O procurador-geral da República, Rodrigo Janot, afirmou nesta quarta-feira (2) que o presidente da Câmara, Eduardo Cunha (PMDB-RJ), foi o responsável por montar a estratégia e usou o mandato para “restabelecer o propinoduto” que se instalou em dois contratos de navios-sonda da Petrobras.
O argumento foi utilizado por Janot ao defender que o Supremo Tribunal Federal (STF) receba a denúncia e torne Cunha réu, respondendo pelos crimes de corrupção e lavagem de dinheiro. Neste caso, o peemedebista é acusado de receber US$ 5 milhões em desvios de recursos da estatal.
Segundo Janot, o lobista Júlio Camargo acertou com o também lobista Fernando Soares, o Baiano, o pagamento de US$ 40 milhões em propina para vários políticos e funcionários da Petrobras, mas uma dúvida jurídica sobre o contrato suspendeu o pagamento. Os dois são delatores da Lava Jato.
‘Propinolândia’
“Tudo ocorria bem na propinolândia. Quando surge dúvida jurídica no contrato de comissionamento de Júlio Camargo, foi submetido a foro internacional e suspenso pagamento. Com a suspensão, Baiano se movimenta para exigir o restabelecimento do pagamento [de propina] chegando ao ponto de dizer: ‘tenho compromisso com o deputado Eduardo Cunha’. Deve pagar porque tenho compromisso com ele”, afirmou Janot aos ministros.
A Procuradoria afirmou ainda que Baiano fez um acerto para restabelecer a cobrança da propina e Cunha “engendrou a fórmula através da qual ele restabelecia o propinoduto”, usando requerimentos contra as empresas envolvidas, que foram apresentados pela ex-deputada Solange Almeida (PMDB-RJ), que também é denunciada com o presidente da Câmara.
Janot destacou que os contratos da Petrobras que teriam beneficiado o esquema somaram US$ 1 bilhão e “supera e muito orçamento do Ministério Público”.
“Houve o pagamento de propina, ambos utilizaram do cargo para pressionar pagamento de propina, Cunha recebeu no mínimo US$ 5 milhões e eles indicaram forma de lavagem de dinheiro”, afirmou o procurador-geral.
Janot defendeu que a denúncia não está embasada apenas nas delações de Julio Camargo e Baiano.
“Quero reafirmar que essa denúncia não se assenta nos depoimentos de colaborações que foram realizadas mas em farta provas que delas resultou”.
Janot ainda recomentou uma leitura atenta do julgamento de Sócrates no mito de Hermes, quando foram defendidos dois atributos especiais para que houvesse êxito na prática lícita da política.

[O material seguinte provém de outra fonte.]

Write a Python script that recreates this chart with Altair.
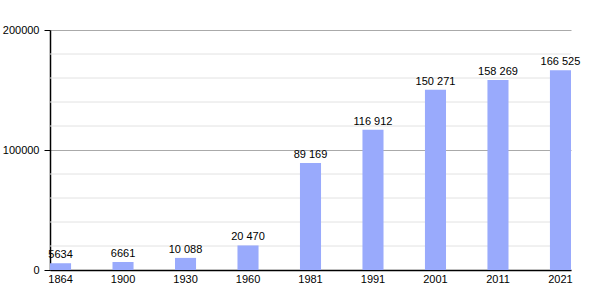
import altair as alt
import pandas as pd

years = ["1864", "1900", "1930", "1960", "1981", "1991", "2001", "2011", "2021"]
population = [5634, 6661, 10088, 20470, 89169, 116912, 150271, 158269, 166525]
labels = ["5634", "6661", "10 088", "20 470", "89 169", "116 912", "150 271", "158 269", "166 525"]
minor_grid = [20000, 40000, 60000, 80000, 120000, 140000, 160000, 180000]

df = pd.DataFrame({"year": years, "pop": population, "label": labels})
gdf = pd.DataFrame({"v": minor_grid})

FONT = "Liberation Sans"

yscale = alt.Scale(domain=[0, 200000], nice=False)
yaxis = alt.Axis(values=[0, 100000, 200000], format="d", grid=True, gridColor="#aaaaaa",
                 gridWidth=1, tickSize=6, tickColor="black", domainColor="black",
                 domainWidth=1.5, labelFont=FONT, labelFontSize=11, labelColor="black",
                 labelPadding=5)

x = alt.X("year:N", sort=years, title=None,
          scale=alt.Scale(paddingInner=0.663, paddingOuter=0),
          axis=alt.Axis(labelAngle=0, ticks=False, domainColor="black", domainWidth=1.5,
                        labelFont=FONT, labelFontSize=11, labelColor="black", labelPadding=3))

minor = alt.Chart(gdf).mark_rule(color="#e2e2e2", strokeWidth=1).encode(
    y=alt.Y("v:Q", scale=yscale, title=None, axis=yaxis)
)

bars = alt.Chart(df).mark_bar(color="#99aafc").encode(
    x=x,
    y=alt.Y("pop:Q", scale=yscale, title=None, axis=yaxis)
)

text = alt.Chart(df).mark_text(baseline="bottom", dy=-3, font=FONT, fontSize=11, color="black").encode(
    x=alt.X("year:N", sort=years, title=None),
    y=alt.Y("pop:Q", scale=yscale, title=None, axis=yaxis),
    text="label:N",
)

chart = alt.layer(minor, bars, text).properties(
    width=521, height=240,
    autosize=alt.AutoSizeParams(type="none"),
    padding={"left": 50, "top": 30, "right": 29, "bottom": 30},
    background="white",
).configure_view(stroke=None)

chart.save("out.html", embed_options={"renderer": "svg", "actions": False})
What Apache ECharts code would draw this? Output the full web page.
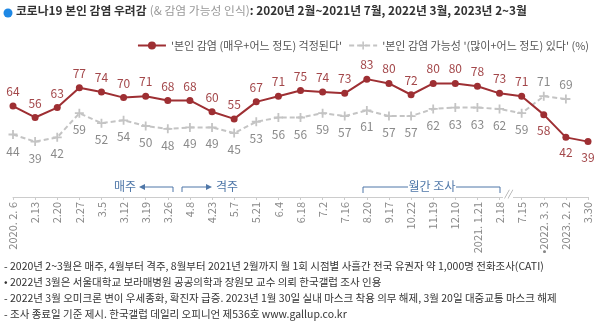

Para organizar a sociedade seriam necessários esses os predicados: respeito ao direito alheio e à justiça e a capacidade de se envergonhar.
A Procuradoria aponta que Cunha recebeu US$ 5 milhões em propina para garantir dois contratos assinados pela Petrobras em 2006 e 2007, para fornecimento de navios para exploração de petróleo.
Delações premiadas
As acusações da denúncia, que foram apresentadas em agosto de 2015, são baseadas principalmente nas delações premiadas dos lobistas Camargo e Fernando Baiano. Camargo representava a coreana Samsung Heavy Industries e a japonesa Mitsui nos contratos. Baiano é apontado como lobista do PMDB.
Camargo disse que acertou com Baiano uma propina de US$ 40 milhões para obter os contratos. Segundo Camargo, o dinheiro seria repassado a Cunha e ao ex-diretor da área internacional da Petrobras Nestor Cerveró. Baiano e Cerveró estão presos em Curitiba.
A Procuradoria obteve provas de vários pagamentos feitos por Camargo a Baiano no exterior, mas não identificou contas controladas diretamente por Cunha que tenham recebido repasses. Segundo a Procuradoria, os pagamentos ao deputado foram feitos em espécie, no Brasil mesmo.
Para Janot, ficou comprovado que o parlamentar foi o verdadeiro autor de dois requerimentos protocolados na Câmara em 2011 por Solange Almeida contra as empresas para pressionar Camargo para não interromper o pagamento de propina.
A defesa de Cunha nega o recebimento de propina, diz que delatores foram pressionados pela PGR a citar Cunha e sustenta que não há provas de que o dinheiro foi para o peemedebista. Os advogados pedem ainda que o STF paralise o inquérito, uma vez que, por ser o terceiro na linha sucessória da Presidência da República, o peemedebista não poderia ser processado por fatos estranhos ao exercício de seu cargo.
Cunha ainda acusa PGR de perseguição e agir em conluio com o governo para prejudicá-lo, uma vez que impôs significativas derrotas e rompeu com a presidente Dilma Rousseff.